* TASK BRIEF *
Exactly the lines from the start of the data below through the line that contains "import pandas as pd" are to be copied, with pictures left out.

* PROVIDED DATA *

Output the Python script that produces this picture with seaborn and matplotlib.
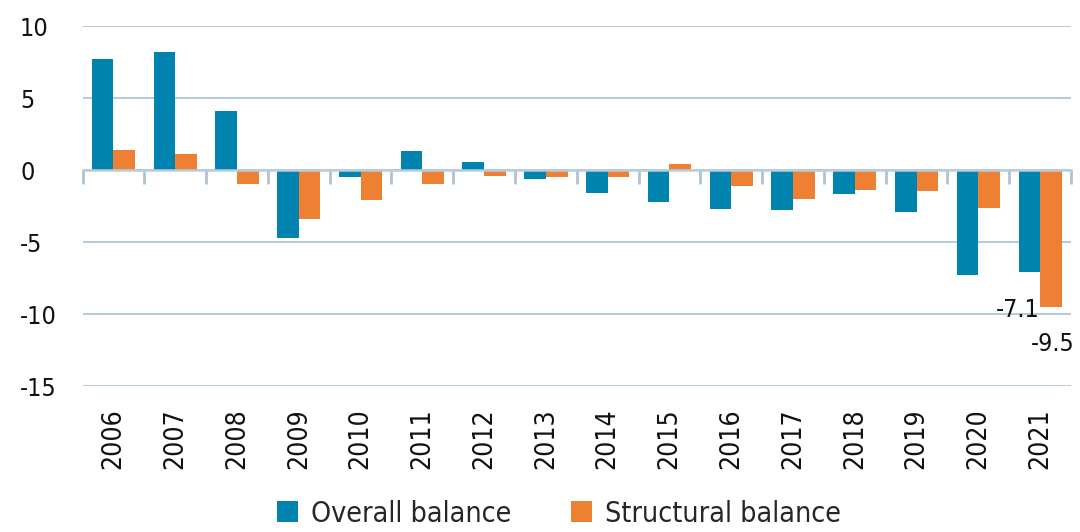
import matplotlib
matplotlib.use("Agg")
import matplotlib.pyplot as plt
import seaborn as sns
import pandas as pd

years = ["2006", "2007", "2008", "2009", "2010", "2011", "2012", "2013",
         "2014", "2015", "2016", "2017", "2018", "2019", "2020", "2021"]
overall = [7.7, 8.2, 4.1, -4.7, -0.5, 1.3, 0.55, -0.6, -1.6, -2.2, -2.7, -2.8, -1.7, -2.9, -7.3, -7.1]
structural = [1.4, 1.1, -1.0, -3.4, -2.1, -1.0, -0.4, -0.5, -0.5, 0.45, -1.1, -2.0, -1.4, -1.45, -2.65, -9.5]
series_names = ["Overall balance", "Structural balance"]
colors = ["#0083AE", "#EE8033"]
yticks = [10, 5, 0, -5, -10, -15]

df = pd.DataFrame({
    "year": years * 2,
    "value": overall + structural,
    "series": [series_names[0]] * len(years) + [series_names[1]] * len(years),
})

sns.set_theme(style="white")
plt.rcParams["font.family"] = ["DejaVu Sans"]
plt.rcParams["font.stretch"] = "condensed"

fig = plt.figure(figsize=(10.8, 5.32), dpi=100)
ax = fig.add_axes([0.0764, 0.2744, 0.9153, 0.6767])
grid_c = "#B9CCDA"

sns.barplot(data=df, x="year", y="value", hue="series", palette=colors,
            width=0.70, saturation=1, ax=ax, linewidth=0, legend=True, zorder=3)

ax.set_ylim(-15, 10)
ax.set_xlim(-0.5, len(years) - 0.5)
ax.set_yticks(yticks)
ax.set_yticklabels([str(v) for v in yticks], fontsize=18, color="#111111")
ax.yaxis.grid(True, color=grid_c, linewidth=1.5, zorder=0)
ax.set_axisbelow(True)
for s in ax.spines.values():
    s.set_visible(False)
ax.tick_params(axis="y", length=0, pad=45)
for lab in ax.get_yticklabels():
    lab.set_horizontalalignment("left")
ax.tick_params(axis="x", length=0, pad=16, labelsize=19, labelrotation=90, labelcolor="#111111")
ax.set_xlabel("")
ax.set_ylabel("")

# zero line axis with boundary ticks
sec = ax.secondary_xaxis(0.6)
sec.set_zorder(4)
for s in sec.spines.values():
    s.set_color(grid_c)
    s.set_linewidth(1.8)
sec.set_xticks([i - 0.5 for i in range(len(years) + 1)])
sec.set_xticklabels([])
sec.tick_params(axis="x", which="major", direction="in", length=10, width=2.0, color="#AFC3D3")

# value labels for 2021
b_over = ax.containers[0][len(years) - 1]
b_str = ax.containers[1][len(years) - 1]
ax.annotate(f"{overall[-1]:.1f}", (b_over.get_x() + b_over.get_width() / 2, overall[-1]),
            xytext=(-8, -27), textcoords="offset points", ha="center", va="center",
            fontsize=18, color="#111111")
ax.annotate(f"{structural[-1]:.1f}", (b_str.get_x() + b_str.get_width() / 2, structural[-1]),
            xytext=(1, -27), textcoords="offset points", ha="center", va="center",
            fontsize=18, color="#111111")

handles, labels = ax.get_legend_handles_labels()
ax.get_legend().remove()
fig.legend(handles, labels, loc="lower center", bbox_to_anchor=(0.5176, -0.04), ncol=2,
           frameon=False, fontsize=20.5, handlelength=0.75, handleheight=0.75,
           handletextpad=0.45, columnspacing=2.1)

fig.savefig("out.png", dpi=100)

* WRITTEN ANSWER *
Output the Python script that produces this picture with seaborn and matplotlib.
import matplotlib
matplotlib.use("Agg")
import matplotlib.pyplot as plt
import seaborn as sns
import pandas as pd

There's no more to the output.